Eine Mitbewerberin, die spätere Beklagte, vertreibt ihre "Schaumzuckerwaren" seit 2011 in aus zwei Reihen zu je sechs Abteilen bestehenden Zwölfer-Blisterverpackungen, die - abgesehen von der Größe - mit jenen des Traditionsherstellers übereinstimmen. Die Herstellerin der Schwedenbomben klagte daraufhin wegen Verletzung ihrer Rechte an der Sechser-Verpackung und stellte einen Antrag auf Erlass einer Einstweiligen Verfügung, welchem - nach einer abschlägigen erstinstanzlichen Entscheidung - in zweiter Instanz stattgegeben wurde. Der Oberste Gerichtshof (OGH) hat dies nun bestätigt (4 Ob 61/12t vom 11. Mai 2012), da die Annahme, die Zwölferverpackung sei eine bloße Abwandlung der sonst üblichen Sechserform überaus naheliege.

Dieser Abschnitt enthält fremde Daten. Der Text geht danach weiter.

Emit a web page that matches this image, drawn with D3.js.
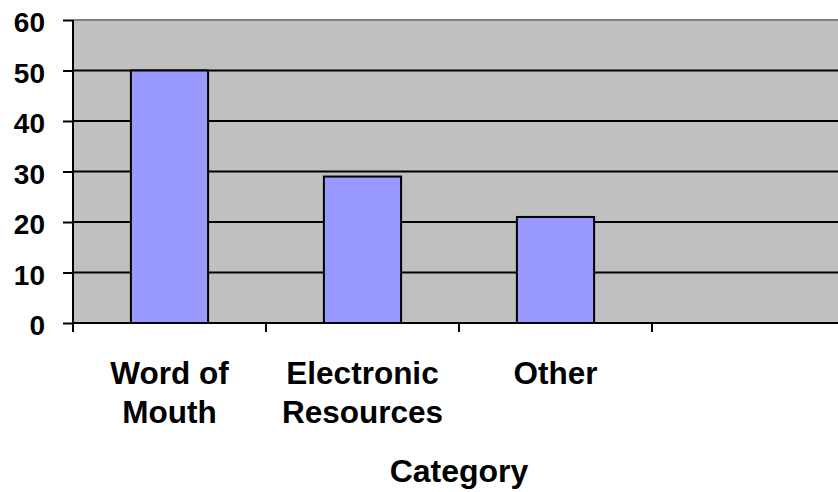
<!DOCTYPE html>
<html>
<head>
<meta charset="utf-8">
<script src="https://cdn.jsdelivr.net/npm/d3@7"></script>
<style>
  html, body { margin: 0; padding: 0; background: #ffffff; }
  svg { display: block; }
  text { font-family: "Liberation Sans", Arial, sans-serif; font-weight: bold; fill: #000; }
</style>
</head>
<body>
<script>
// Survey counts by category
const categories = ["Word of Mouth", "Electronic Resources", "Other", ""];
const categoryLines = [["Word of", "Mouth"], ["Electronic", "Resources"], ["Other"], []];
const values = [50, 29, 21];
const yTicks = [0, 10, 20, 30, 40, 50, 60];
const axisTitle = "Category";

const W = 838, H = 492;
const plot = { left: 73, top: 20, right: 845, bottom: 323 };

const svg = d3.select("body").append("svg")
  .attr("width", W).attr("height", H);

const y = d3.scaleLinear().domain([0, 60]).range([plot.bottom, plot.top]);
const slot = d3.scaleBand().domain(d3.range(categories.length))
  .range([plot.left, plot.right]).padding(0);

// plot background
svg.append("rect")
  .attr("x", plot.left).attr("y", plot.top)
  .attr("width", plot.right - plot.left).attr("height", plot.bottom - plot.top)
  .attr("fill", "#c0c0c0");

// top border
svg.append("line")
  .attr("x1", plot.left).attr("x2", plot.right)
  .attr("y1", y(60)).attr("y2", y(60))
  .attr("stroke", "#808080").attr("stroke-width", 2);

// horizontal gridlines
svg.append("g").selectAll("line")
  .data(yTicks.filter(t => t > 0 && t < 60))
  .join("line")
  .attr("x1", plot.left).attr("x2", plot.right)
  .attr("y1", d => y(d)).attr("y2", d => y(d))
  .attr("stroke", "#000").attr("stroke-width", 2);

// bars
const barFrac = 0.4;
svg.append("g").selectAll("rect")
  .data(values)
  .join("rect")
  .attr("x", (d, i) => slot(i) + slot.bandwidth() * (1 - barFrac) / 2)
  .attr("width", slot.bandwidth() * barFrac)
  .attr("y", d => y(d))
  .attr("height", d => y(0) - y(d))
  .attr("fill", "#9999ff")
  .attr("stroke", "#000").attr("stroke-width", 2);

// y axis
const yAxis = svg.append("g")
  .attr("transform", `translate(${plot.left},0)`)
  .call(d3.axisLeft(y).tickValues(yTicks).tickSize(10).tickPadding(18));
yAxis.select(".domain").attr("stroke", "#000").attr("stroke-width", 2)
  .attr("d", `M0,${y(60)}V${y(0)}`);
yAxis.selectAll(".tick line").attr("stroke", "#000").attr("stroke-width", 2);
yAxis.selectAll(".tick text")
  .attr("dy", "0.42em")
  .style("font-size", "28px")
  .style("font-family", "'Liberation Sans', Arial, sans-serif")
  .style("font-weight", "bold");

// x axis line and slot boundary ticks
svg.append("line")
  .attr("x1", plot.left).attr("x2", plot.right)
  .attr("y1", y(0)).attr("y2", y(0))
  .attr("stroke", "#000").attr("stroke-width", 2);
const bounds = d3.range(categories.length).map(i => slot(i)).concat([plot.right]);
svg.append("g").selectAll("line")
  .data(bounds)
  .join("line")
  .attr("x1", d => d).attr("x2", d => d)
  .attr("y1", y(0)).attr("y2", y(0) + 9)
  .attr("stroke", "#000").attr("stroke-width", 2);

// category labels
const lbl = svg.append("g").selectAll("text")
  .data(categoryLines)
  .join("text")
  .attr("text-anchor", "middle")
  .attr("x", (d, i) => slot(i) + slot.bandwidth() / 2)
  .attr("y", 384)
  .style("font-size", "31.5px");
lbl.selectAll("tspan")
  .data((d, i) => d.map(s => ({ s, i })))
  .join("tspan")
  .attr("x", d => slot(d.i) + slot.bandwidth() / 2)
  .attr("dy", (d, j) => j === 0 ? 0 : 39)
  .text(d => d.s);

// axis title
svg.append("text")
  .attr("x", (plot.left + plot.right) / 2)
  .attr("y", 482)
  .attr("text-anchor", "middle")
  .style("font-size", "32px")
  .text(axisTitle);
</script>
</body>
</html>
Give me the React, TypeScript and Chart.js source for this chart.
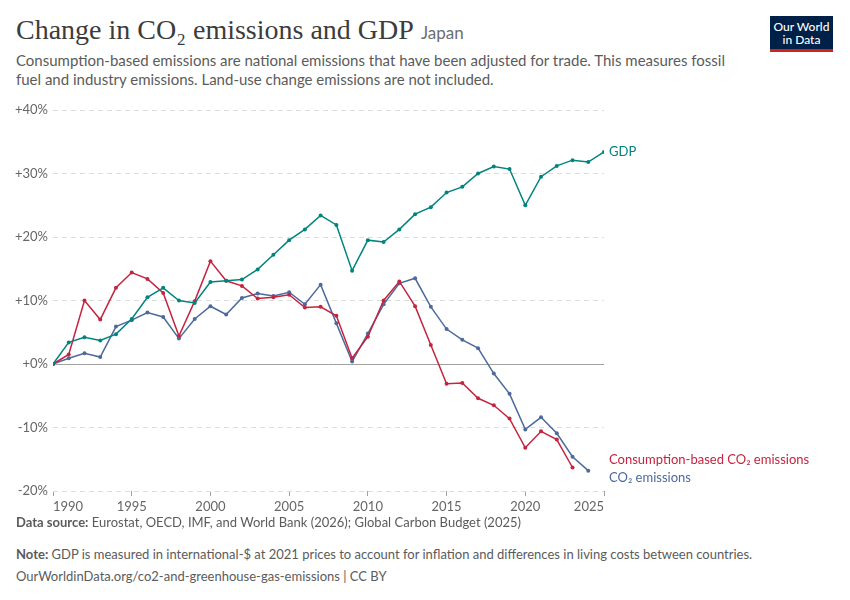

Von allgemeiner Bedeutung an diesem Fall ist die Antwort des OGH auf den von der Beklagten vorgebrachten Einwand, dass die Formmarken null und nichtig seien, da sie ausschließlich aus der Form der Ware bestünden (Art 3 para 1 lit e (i) MarkenRL). Dazu habe der EuGH ausgesprochen, dass die Verpackung nur dann als Form der Ware angesehen werden kann, wenn die Ware selbst keine ihr "innewohnende Form" hat, sodass ihr erst die Verpackung die Form gibt; das trifft etwa bei Waren in körniger, pudriger oder flüssiger Konsistenz zu (EuGH C-218/01, Henkel). Bei Verpackungen für Schaumzuckerwaren, die zweifellos eine eigene Form haben, sei dieses Erfordernis nicht erfüllt.

An der Unanwendbarkeit dieser Bestimmung ändere sich nichts, wenn diese Bestimmung - entgegen der zitierten Entscheidung des EuGH - unter bestimmten Umständen auch auf Verpackungen von (wie hier) nicht amorphen Waren anzuwenden wäre (so offenbar die Praxis des HABM). Denn der Tatbestand des Eintragungshindernisses ist nur dann erfüllt, wenn die wesentlichen Merkmale der Form eine technische Funktion erfüllen. Das trifft hier schon deswegen nicht zu, weil die Marken die Verpackung als durchsichtig darstellen und daher von vornherein nicht ausschließlich aus der Form als solcher bestehen. Jedenfalls ist aber die Durchsichtigkeit, die das Wahrnehmen der Waren und ihrer Anordnung ermöglicht, ein wesentliches Merkmal der Verpackung, das keine technische Funktion hat.

Die Schutzfähigkeit könnte daher nur am Fehlen der Unterscheidungskraft scheitern, was bei Verpackungen durchaus zutreffen kann. Dem diesbezüglichen Einwand steht jedoch die vor Aufnahme der Benutzung durch die Beklagte erworbene Verkehrsgeltung der in den Marken dargestellten Verpackungen entgegen. Zwar wirkt sie nicht auf die Eintragung zurück. Das Rekursgericht hat aber richtig erkannt, dass sich die Klägerin in diesem Fall jedenfalls auf § 9 Abs 3 UWG stützen kann, womit auch Verpackungen mit Verkehrsgeltung unter Schutz gestellt werden.

Manchmal werden nur phantasievolle Verpackungen für schutzfähig erachtet. Die vorliegende Entscheidung zeigt jedoch in Auslegung der EuGH-Entscheidung "Henkel", dass dies für Waren mit einer eigenen Form sowie Durchsetzung der Verpackung im Verkehr nicht der Fall ist.